3. **Disk is slow** — These benchmarks run on fast local SSD. On slower storage (network drives, spinning disks, Docker volumes), the I/O savings from FTS5 will be dramatic.
### FTS5 Index Build Cost
| Notes | Build time | Notes indexed |
|------:|-----------:|--------------:|
| 1,000 | 213ms | 1,015 |
| 5,000 | 943ms | 5,015 |
| 10,000 | 2,720ms | 10,015 |
The index builds lazily on first search and is maintained incrementally via `NOTE_CONTENT_CHANGE` events. Users using `unicode61` tokenizer (not trigram) keeps the index compact.

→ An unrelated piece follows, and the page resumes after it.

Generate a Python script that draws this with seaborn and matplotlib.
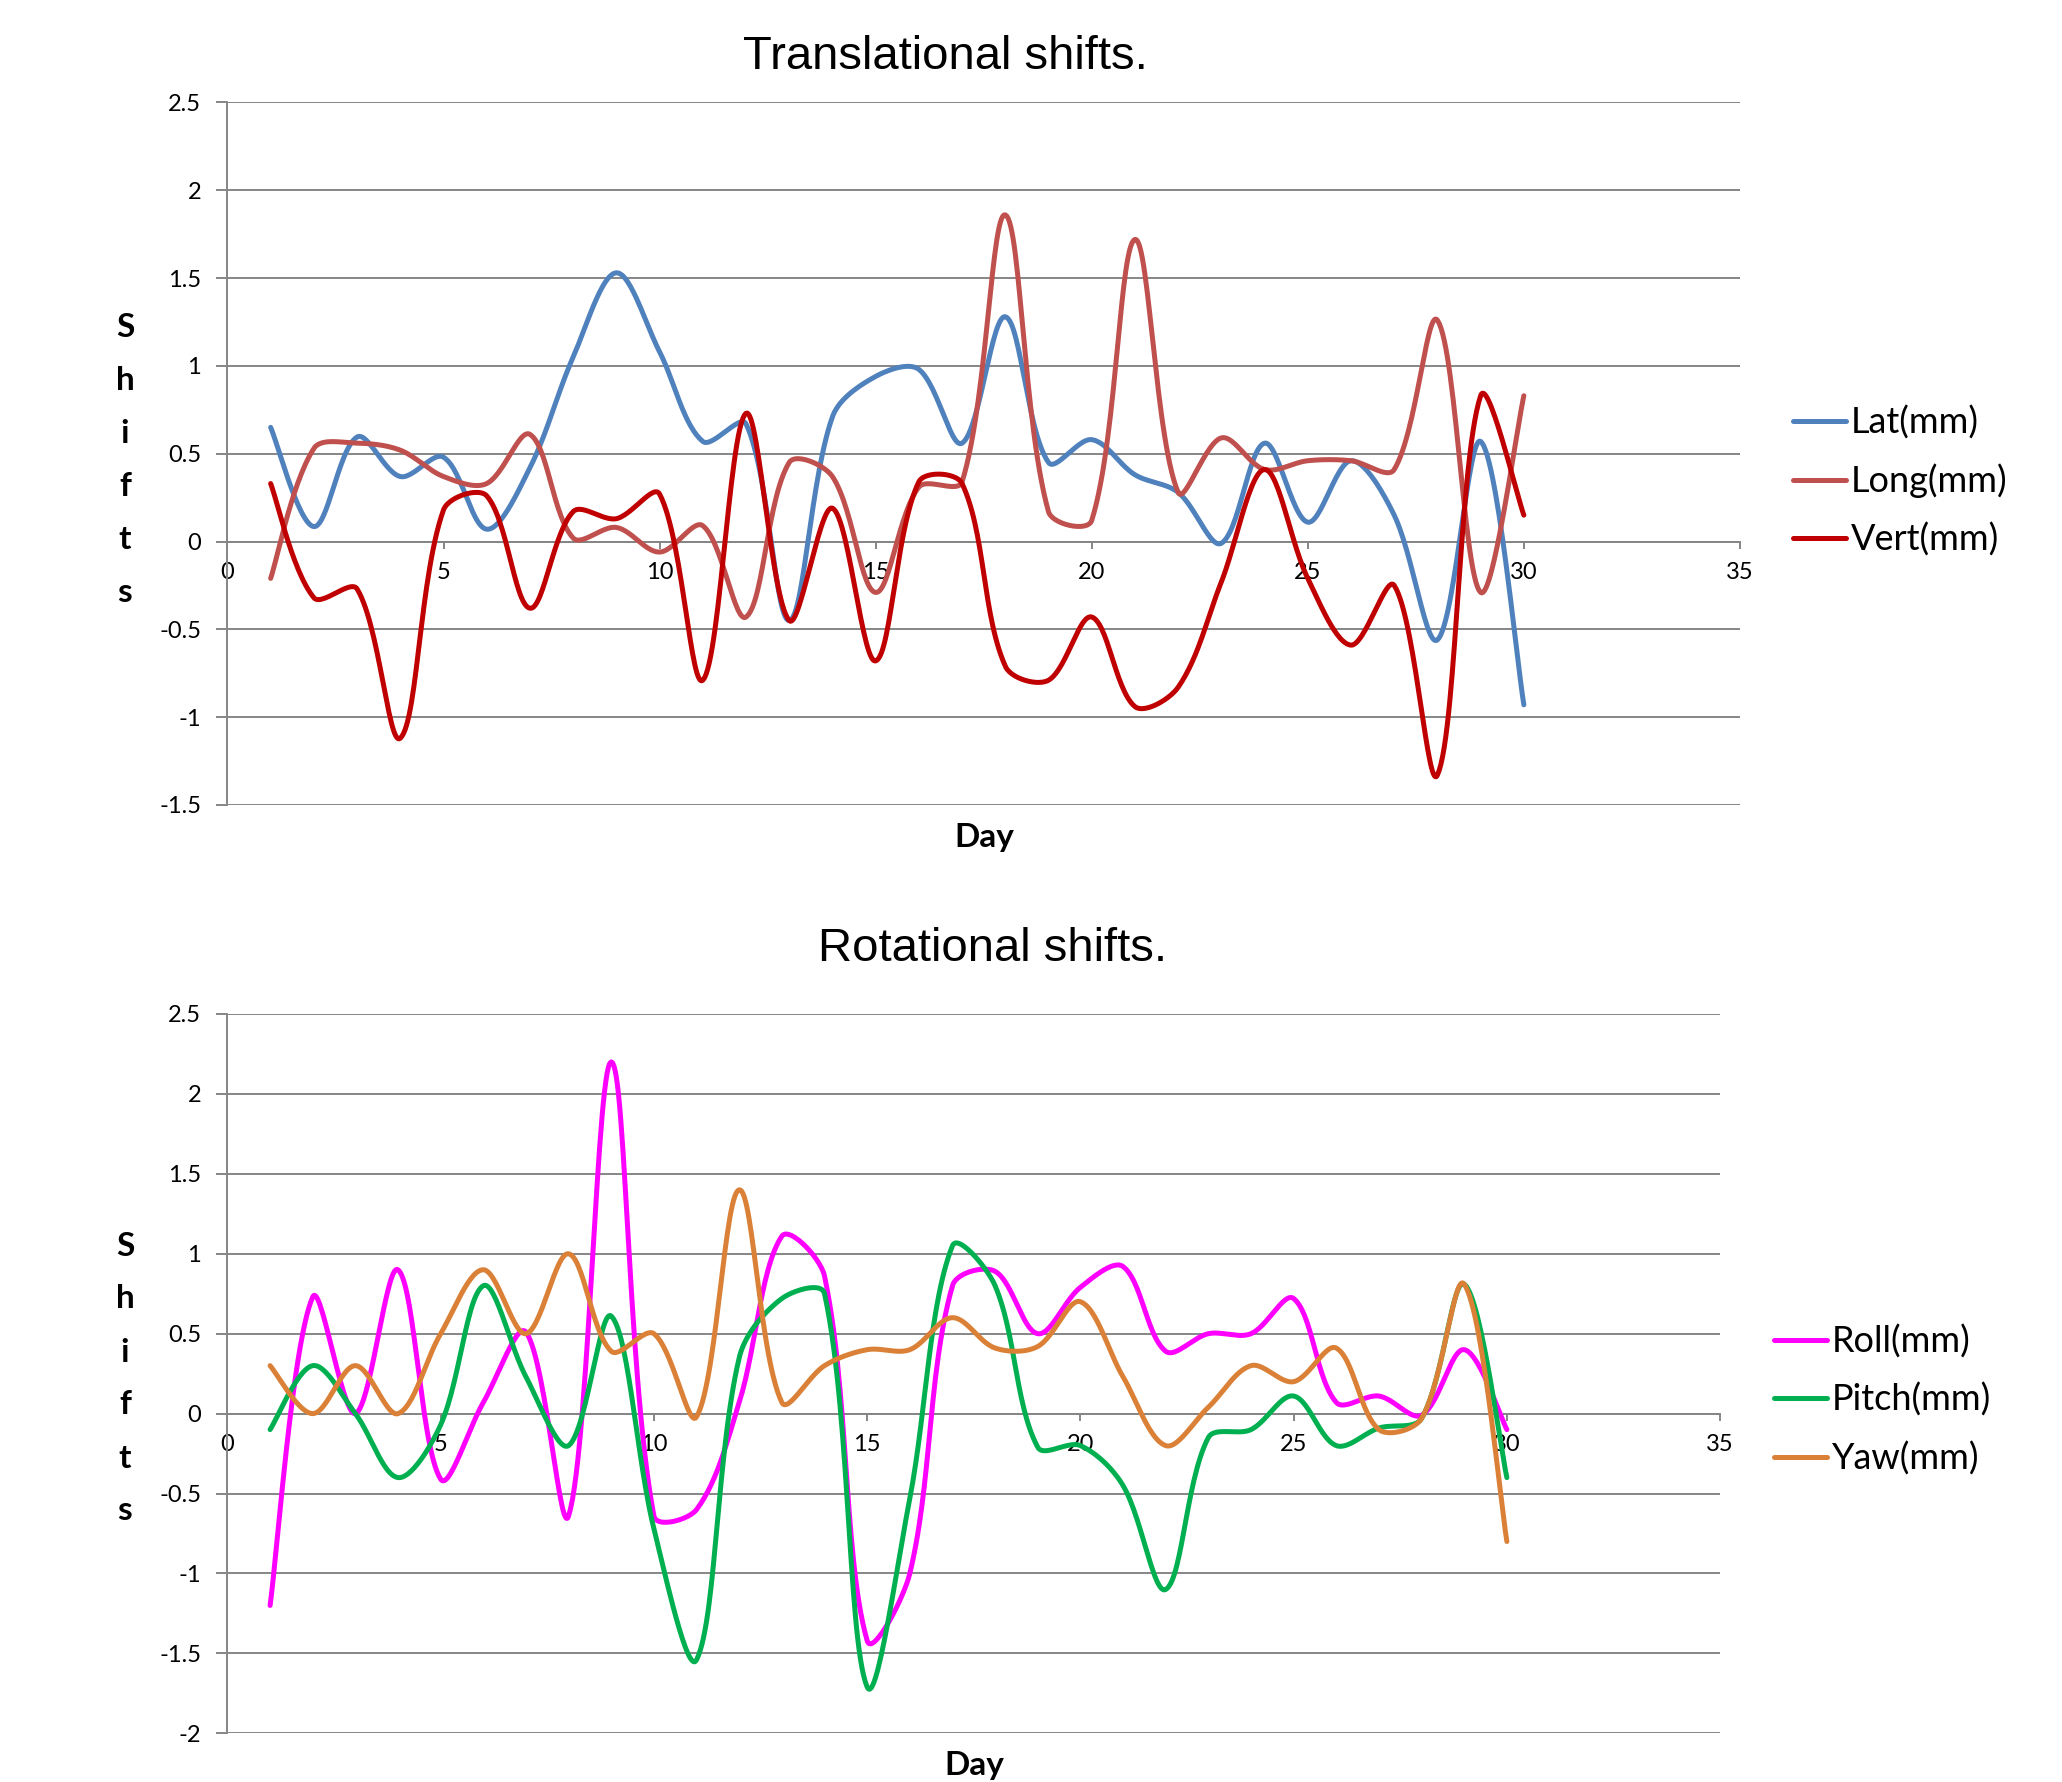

### Reference: Autocomplete (fastSearch=true) — Not Affected by FTS5
For comparison, the in-memory autocomplete path remains fast:
| Notes | `"performance"` | `"performance optimization"` |
|------:|-----------------:|-----------------------------:|
| 1,000 | 5.2ms | 1.4ms |
| 5,000 | 10.1ms | 3.7ms |
| 10,000 | 24.4ms | 10.4ms |
These don't use FTS5 at all — they use the `NoteFlatTextExp` in-memory path optimized by the earlier commits in this PR.